Bertahun-tahun salah mengelola perekonomian, ditambah investasi pada senjata nuklir dan rudal balistik antar benua, membuat perindustrian, agrikultur dan infrastruktur di seluruh Korea Utara secara efektif tidak dapat dioperasikan, menjadikan negara itu hanya memiliki sedikit bahan mentah yang dapat ditambang.

Jika terjadi reunifikasi, para analis mengatakan bahwa biaya yang akan ditanggung pihak Selatan dapat melebihi Rp 42.741 kuadriliun, dan diperingatkan bahwa ada kemungkinan bertambahnya biaya tambahan yang tidak terduga.

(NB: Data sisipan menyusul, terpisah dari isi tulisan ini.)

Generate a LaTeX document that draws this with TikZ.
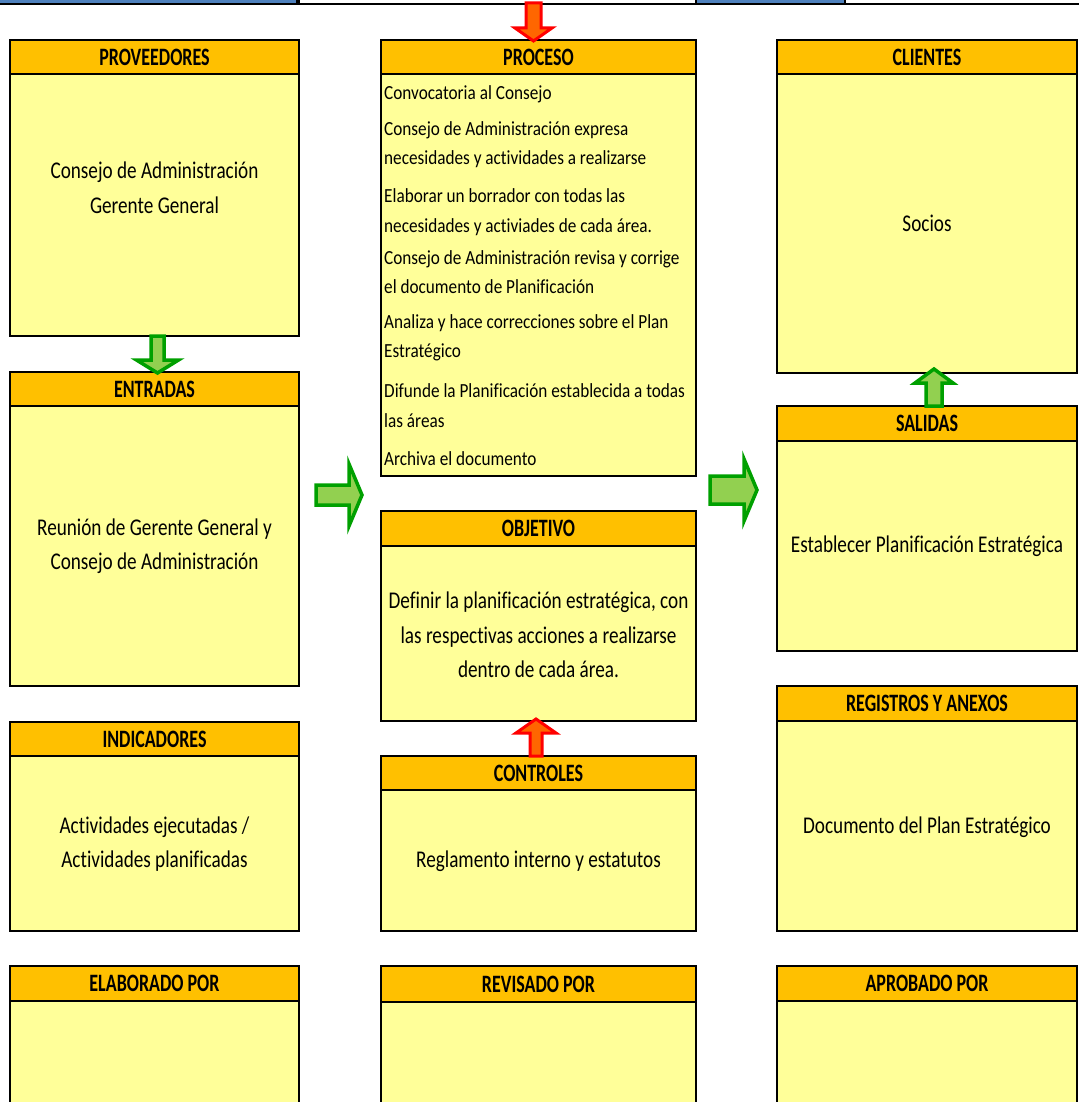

Dampak Unifikasi: Migrasi Massal

Mengingat rendahnya standar hidup di Korea Utara dan banyaknya ambisi warga negara tersebut untuk membelot, membuat Ahn yakin jika mayoritas dari 26 juta penduduk Korea Utara akan mencoba menyeberang ke Korea Selatan, dilihat dari pengalaman Jerman Barat pada tahun 1990.

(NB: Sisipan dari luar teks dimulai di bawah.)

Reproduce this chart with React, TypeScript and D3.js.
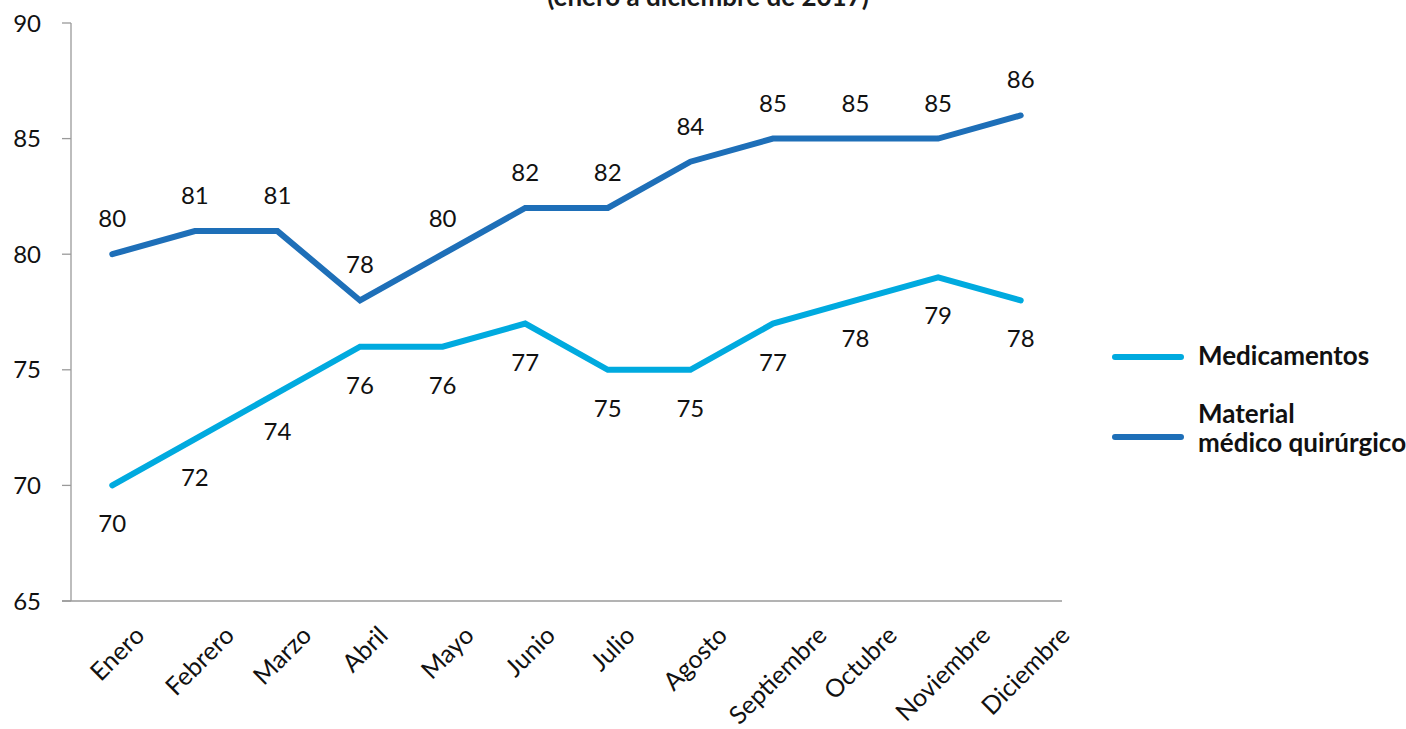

Banyaknya penduduk yang dilanda kemiskinan, ditambah pembangunan kembali Korea Utara dapat mengancam kesejahteraan ekonomi Korea Selatan, sebutnya.

"Banyak pendapat yang mengatakan bahwa Korea Utara berada di ambang kehancuran selama bertahun-tahun dan baru-baru ini disebutkan dalam waktu 30 hingga 40 tahun,” sebutnya. "Namun ada kemungkinan Kim Jong Un jatuh sakit dan sekarat atau terjadi kudeta di Pyongyang. Hal ini dapat terjadi secara mendadak, dan Korea Selatan perlu mempersiapkan segala kemungkinannya,” jelasnya.

"Tapi jika bangkrut, kondisinya mungkin akan terlihat seperti di Jerman,” tambahnya. "Pihak Korea Selatan tidak bisa juga menampung banyak orang dalam waktu bersamaan, menurut saya, kita perlu menjaga perbatasan Zona Demiliterisasi agar dapat menghentikan migrasi massal, saat dunia akan saling membantu membangun kembali Korea Utara.”